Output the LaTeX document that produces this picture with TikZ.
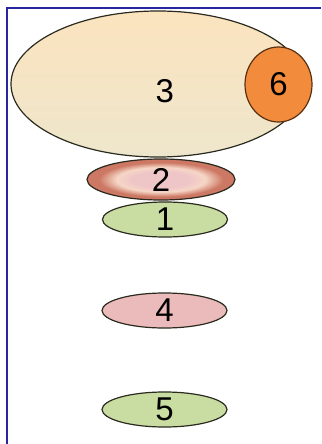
\documentclass[tikz,border=0pt]{standalone}
\usepackage{fontspec}
\setmainfont{Liberation Sans}
\usetikzlibrary{shapes.geometric}
\definecolor{frameblue}{HTML}{2626A0}
\definecolor{outline}{HTML}{2A2A1E}
\definecolor{creamtop}{HTML}{FBE3BE}
\definecolor{creammid}{HTML}{F7EBD2}
\definecolor{creambottom}{HTML}{EEE6CC}
\definecolor{orangefill}{HTML}{F28B3B}
\definecolor{orangeline}{HTML}{5A3010}
\definecolor{greenfill}{HTML}{C9DDA3}
\definecolor{pinkfill}{HTML}{EBBABA}
\definecolor{ringpink}{HTML}{EFC6C8}
\definecolor{ringlight}{HTML}{F6D6C6}
\definecolor{ringedge}{HTML}{CC7864}
\pgfdeclareradialshading{ringshade}{\pgfpoint{0bp}{0bp}}{color(0bp)=(ringpink); color(10bp)=(ringpink); color(15bp)=(ringlight); color(21bp)=(ringedge); color(50bp)=(ringedge)}

\begin{document}
\begin{tikzpicture}[
            x=1pt, y=-1pt,
            blob/.style={ellipse, draw=outline, line width=1.2pt, inner sep=0pt, font=\fontsize{33pt}{33pt}\selectfont},
            smallblob/.style={blob, minimum width=125pt, minimum height=35pt},
            greenblob/.style={smallblob, fill=greenfill},
            pinkblob/.style={smallblob, fill=pinkfill}
        ]
        \useasboundingbox (0,0) rectangle (321,444);
        % Frame lines on top and left
        \draw[frameblue, line width=2pt] (7,444) -- (7,8) -- (321,8);

        % Define the ellipses as nodes
        \node[blob, minimum width=294pt, minimum height=146pt, top color=creamtop, middle color=creammid, bottom color=creambottom,
              text height=37pt, text depth=0pt, text width=32pt, align=right] (three) at (158,84) {3};
        \node[blob, draw=orangeline, fill=orangefill, minimum width=67pt, minimum height=75pt] (six) at (278.5,84.5) {6};
        \node[blob, shading=ringshade, minimum width=148pt, minimum height=41pt] (two) at (161,179.5) {2};
        \node[greenblob] (one) at (165,219.5) {1};
        \node[pinkblob] (four) at (164.5,310.5) {4};
        \node[greenblob] (five) at (164.5,409.5) {5};
    \end{tikzpicture}
\end{document}
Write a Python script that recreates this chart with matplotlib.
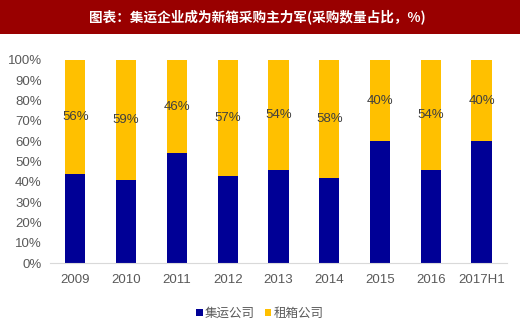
import matplotlib.pyplot as plt
from matplotlib.patches import Rectangle
from matplotlib.ticker import PercentFormatter

plt.rcParams['font.family'] = ['Liberation Sans', 'Noto Sans CJK SC', 'DejaVu Sans']

years = ['2009', '2010', '2011', '2012', '2013', '2014', '2015', '2016', '2017H1']
leasing = [56, 59, 46, 57, 54, 58, 40, 54, 40]
carrier = [100 - v for v in leasing]

blue = '#000096'
gold = '#FFC000'
grey = '#595959'
cjk = ['Noto Sans CJK SC', 'DejaVu Sans']

fig = plt.figure(figsize=(5.2, 3.31), dpi=100)

# title banner
fig.patches.append(Rectangle((0, 1 - 34 / 331), 1, 34 / 331, transform=fig.transFigure,
                             facecolor='#990000', edgecolor='none', zorder=0))
fig.text(0.495, 1 - 17 / 331, '图表：集运企业成为新箱采购主力军(采购数量占比，%)',
         color='white', fontsize=9.8, fontweight='bold', ha='center', va='center',
         family=cjk)

ax = fig.add_axes([0.096, 0.205, 0.879, 0.614])
x = range(len(years))
ax.bar(x, carrier, width=0.4, color=blue, label='集运公司')
ax.bar(x, leasing, width=0.4, bottom=carrier, color=gold, label='租箱公司')

for i, v in enumerate(leasing):
    ax.text(i, carrier[i] + v / 2, f'{v}%', ha='center', va='center',
            fontsize=9.5, color='#404040')

ax.set_xlim(-0.5, len(years) - 0.5)
ax.set_ylim(0, 100)
ax.set_yticks(range(0, 101, 10))
ax.yaxis.set_major_formatter(PercentFormatter(decimals=0))
ax.set_xticks(list(x))
ax.set_xticklabels(years)
ax.tick_params(axis='both', length=0, labelsize=9.5, labelcolor=grey)
ax.tick_params(axis='x', pad=8)
ax.tick_params(axis='y', pad=6)
for s in ['top', 'right', 'left']:
    ax.spines[s].set_visible(False)
ax.spines['bottom'].set_color('#D9D9D9')

fig.legend(loc='center', bbox_to_anchor=(0.5, 1 - 313 / 331), ncol=2, frameon=False,
           prop={'family': cjk, 'size': 9}, handlelength=0.5, handleheight=0.5,
           handletextpad=0.2, columnspacing=0.8, labelcolor=grey)

fig.savefig('out.png', dpi=100)
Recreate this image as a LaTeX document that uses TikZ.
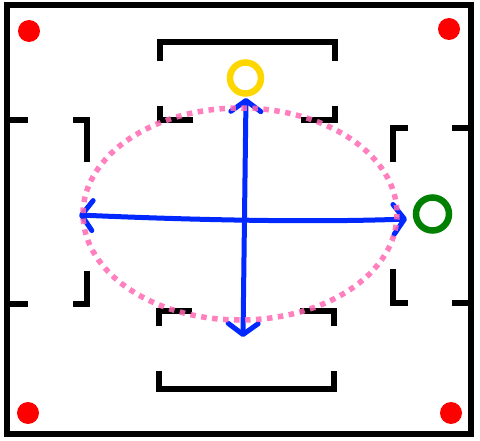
——————————
■ **Requirement**
For the material above, give again only the lines starting at the line that contains "Write a Python" and ending at the line that contains "fontsize=9.5, color='#404040')". Pictures do not belong in the copy.

■ **Completed task**
Write a Python script that recreates this chart with matplotlib.
import matplotlib.pyplot as plt
from matplotlib.patches import Rectangle
from matplotlib.ticker import PercentFormatter

plt.rcParams['font.family'] = ['Liberation Sans', 'Noto Sans CJK SC', 'DejaVu Sans']

years = ['2009', '2010', '2011', '2012', '2013', '2014', '2015', '2016', '2017H1']
leasing = [56, 59, 46, 57, 54, 58, 40, 54, 40]
carrier = [100 - v for v in leasing]

blue = '#000096'
gold = '#FFC000'
grey = '#595959'
cjk = ['Noto Sans CJK SC', 'DejaVu Sans']

fig = plt.figure(figsize=(5.2, 3.31), dpi=100)

# title banner
fig.patches.append(Rectangle((0, 1 - 34 / 331), 1, 34 / 331, transform=fig.transFigure,
                             facecolor='#990000', edgecolor='none', zorder=0))
fig.text(0.495, 1 - 17 / 331, '图表：集运企业成为新箱采购主力军(采购数量占比，%)',
         color='white', fontsize=9.8, fontweight='bold', ha='center', va='center',
         family=cjk)

ax = fig.add_axes([0.096, 0.205, 0.879, 0.614])
x = range(len(years))
ax.bar(x, carrier, width=0.4, color=blue, label='集运公司')
ax.bar(x, leasing, width=0.4, bottom=carrier, color=gold, label='租箱公司')

for i, v in enumerate(leasing):
    ax.text(i, carrier[i] + v / 2, f'{v}%', ha='center', va='center',
            fontsize=9.5, color='#404040')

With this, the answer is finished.